Article feedback/Public Policy Pilot Phase 2

What we've learned from Phase 1

Here is a quick summary of what we've learned/are learning from Phase 1. More detail may be found here.

Ratings by Anonymous users outpace ratings by Registered users by 10x.

For many articles, the number of ratings from Registered users is not enough to provide meaningful information about article quality.

Ratings by Anonymous users skew high, with most anonymous users giving either a 4 or 5 rating across all dimensions. We do not yet know whether this skew will prevent ratings from Anonymous users from being a meaningful measurement of article quality (e.g., if an article is significantly improved, yet ratings from Anonymous users doesn't change noticeable).
Ratings by Registered users are both lower and show less of a skew compared to ratings by Anonymous users. This could suggest that Registered users are more critical and/or give higher quality ratings, though more data is needed to support this assertion.
In its current form, the tool is not a good on-ramp for editing. The current version does not offer an explicit invitation to edit (e.g., "Did you know you can edit this article?").

Goals for Phase 2

To build on what we've learned in Phase 1, the goals of Phase 2 focus on the strategic objectives of Participation and Quality:

Participation: How can this feature be improved so that it is a better on-ramp for editing? The current interface fails at being an on-ramp, but as stated, there are no specific calls for a user to edit.
Quality: How useful is this tool to help the community measure the quality of an article? Specifically, how useful is this tool in measuring the quality of an article over time? Are there specific segments of users that offer higher quality ratings than others?

These two goals will be achieved through feature development and the selective targeting of articles.

Scope

The proposed list of features for Phase 2 is here.

Target Articles

In order to better understand how these ratings reflect article quality, we are targeting articles that will undergo substantial revision. Ratings before the substantial revision may then be compared with ratings after the revision to see if there is a noticeable change in ratings based on the revisions. We will deploy this feature on two sets of articles:

Public Policy Articles (Currently deployed): We will continue putting the article on select articles as part of the Public Policy Project.
Articles that are likely to undergo substantial change (To be deployed): We will put the feature on general Wikipedia articles which by nature are subject to substantial revision in the near future (e.g., upcoming movies, elections, etc.). The current list of pages is here (please contribute!).

Target Users

The target users for Phase 2 of this feature are:

Readers:

Rate article
Edit article

Editors:

Rate article
Edit article (increase editing activity, though this is a second priority for Phase 2)

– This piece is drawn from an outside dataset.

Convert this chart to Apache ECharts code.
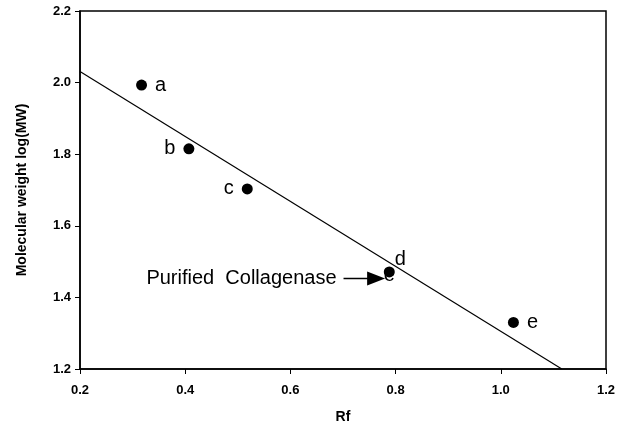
<!DOCTYPE html>
<html>
<head>
<meta charset="utf-8">
<script src="https://cdn.jsdelivr.net/npm/echarts@6/dist/echarts.min.js"></script>
<style>
  html, body { margin: 0; padding: 0; background: #fff; }
  #chart { width: 627px; height: 429px; }
</style>
</head>
<body>
<div id="chart"></div>
<script>
// standards
const markerNames = ["a", "b", "c", "d", "e"];
const rfValues = [0.317, 0.407, 0.518, 0.788, 1.024];
const logMw = [1.993, 1.815, 1.703, 1.471, 1.330];
// label side for each marker
const labelSide = ["right", "left", "left", "right", "right"];

// fitted line ends
const fitRf = [0.2, 1.116];
const fitLog = [2.031, 1.2];

// annotation
const noteText = "Purified  Collagenase";
const arrowRf = [0.701, 0.763];
const arrowLog = 1.453;

const font = "Liberation Sans, Arial, sans-serif";

const chart = echarts.init(document.getElementById("chart"));

const pointData = rfValues.map((x, i) => {
  let label = { show: true, formatter: markerNames[i], position: labelSide[i] };
  if (markerNames[i] === "d") {
    label = { show: true, formatter: markerNames[i], position: [11, -17] };
  }
  return { value: [x, logMw[i]], label: label };
});

const option = {
  animation: false,
  backgroundColor: "#fff",
  grid: {
    left: 80,
    right: 21,
    top: 11,
    bottom: 58,
    show: true,
    borderColor: "#000",
    borderWidth: 1.5,
  },
  xAxis: {
    type: "value",
    min: 0.2,
    max: 1.2,
    interval: 0.2,
    name: "Rf",
    nameLocation: "middle",
    nameGap: 41,
    nameTextStyle: { color: "#000", fontFamily: font, fontWeight: "bold", fontSize: 14 },
    axisLine: { show: true, onZero: false, lineStyle: { color: "#000", width: 1.5 } },
    axisTick: { show: true, length: 5, lineStyle: { color: "#000" } },
    axisLabel: {
      color: "#000",
      fontFamily: font,
      fontWeight: "bold",
      fontSize: 13,
      margin: 15,
      formatter: (v) => v.toFixed(1),
    },
    splitLine: { show: false },
  },
  yAxis: {
    type: "value",
    min: 1.2,
    max: 2.2,
    interval: 0.2,
    name: "Molecular weight log(MW)",
    nameLocation: "middle",
    nameGap: 51,
    nameTextStyle: { color: "#000", fontFamily: font, fontWeight: "bold", fontSize: 14 },
    axisLine: { show: true, onZero: false, lineStyle: { color: "#000", width: 1.5 } },
    axisTick: { show: true, length: 5, lineStyle: { color: "#000" } },
    axisLabel: {
      color: "#000",
      fontFamily: font,
      fontWeight: "bold",
      fontSize: 13,
      margin: 9,
      formatter: (v) => v.toFixed(1),
    },
    splitLine: { show: false },
  },
  series: [
    {
      type: "line",
      data: fitRf.map((x, i) => [x, fitLog[i]]),
      symbol: "none",
      lineStyle: { color: "#000", width: 1.2 },
      z: 2,
      markLine: {
        silent: true,
        symbol: ["none", "triangle"],
        symbolSize: [14, 18],
        itemStyle: { color: "#000" },
        lineStyle: { color: "#000", width: 1.3, type: "solid" },
        label: { show: false },
        data: [
          [
            { coord: [arrowRf[0], arrowLog] },
            { coord: [arrowRf[1], arrowLog] },
          ],
        ],
      },
    },
    {
      type: "scatter",
      data: pointData,
      symbol: "circle",
      symbolSize: 11,
      itemStyle: { color: "#000", opacity: 1 },
      label: {
        color: "#000",
        fontFamily: font,
        fontSize: 20,
        distance: 8,
      },
      z: 3,
    },
    {
      type: "scatter",
      data: [[rfValues[3], logMw[3]]],
      symbolSize: 0,
      itemStyle: { opacity: 1 },
      label: {
        show: true,
        position: "inside",
        offset: [0, 4],
        formatter: "e",
        color: "#000",
        fontFamily: font,
        fontSize: 20,
      },
      z: 2,
    },
    {
      type: "scatter",
      data: [[arrowRf[0], arrowLog]],
      symbolSize: 0,
      itemStyle: { opacity: 1 },
      label: {
        show: true,
        position: "left",
        distance: 7,
        formatter: noteText,
        color: "#000",
        fontFamily: font,
        fontSize: 20,
      },
    },
  ],
};

chart.setOption(option);
</script>
</body>
</html>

For Phase 2, we are not prioritizing the use of the Article Feedback to provide detailed feedback (i.e., more detailed than the four categories) from readers on what areas of the article need improvement.

Feeback Survey

The draft of the survey that will be used for Phase 2 is available here

Measurement

We will be able to conduct the following analytics on the feature:

Participation

To measure the effect of Rating an article on participation, we will need the following analytics:

(# of users who edit an article after rating AND seeing the Edit call to action) / (# of users who rated AND saw the Edit call to action)

If there are multiple edit calls to action, we'll need to have this ratio for each separate call to action.
Retention of editors: what % of editors that made their first edit as a result of the call to action become New Wikipedians? Continue editing after 1, 2, 3, etc.months?

Fallout of rating-to-edit flow:

Click-through rate of call to action: (# of clicks of Edit call to action) / (# of times Edit call to action is displayed)
Edit conversion: After clicking on Edit call to action, (# of Saves) / (# of times Edit pages is viewed)

Quality

As previously mentioned, the main test for Quality we are conducting for Phase 2 is to determine whether substantial changes in an article are reflected in the ratings. We are doing this by applying the rating tool to articles that are likely to undergo substantial revision in the future. Currently, we have the data to construct moving averages per article by Anonymous and Registered users. We will need to be able to easily construct moving averages per article, per Rater segment (based on survey responses). For example:

The above chart shows hypothetical data for Ratings of US Constitution given by users that have identified themselves from the survey as having a degree in the field. The actual categories (e.g., "degree in field") for the survey are currently being developed.

UX Research

Some of which is relevant to Phase II here

Data + Survey Results

Timeline

Here is the proposed timeline (subject to change):

Design: Start Nov 8
Development sprint: Nov 15-29
Feature on protoype: Early December
Testing/bug fixing: Early-mid December (approx 3 weeks)
Launch: Second week of January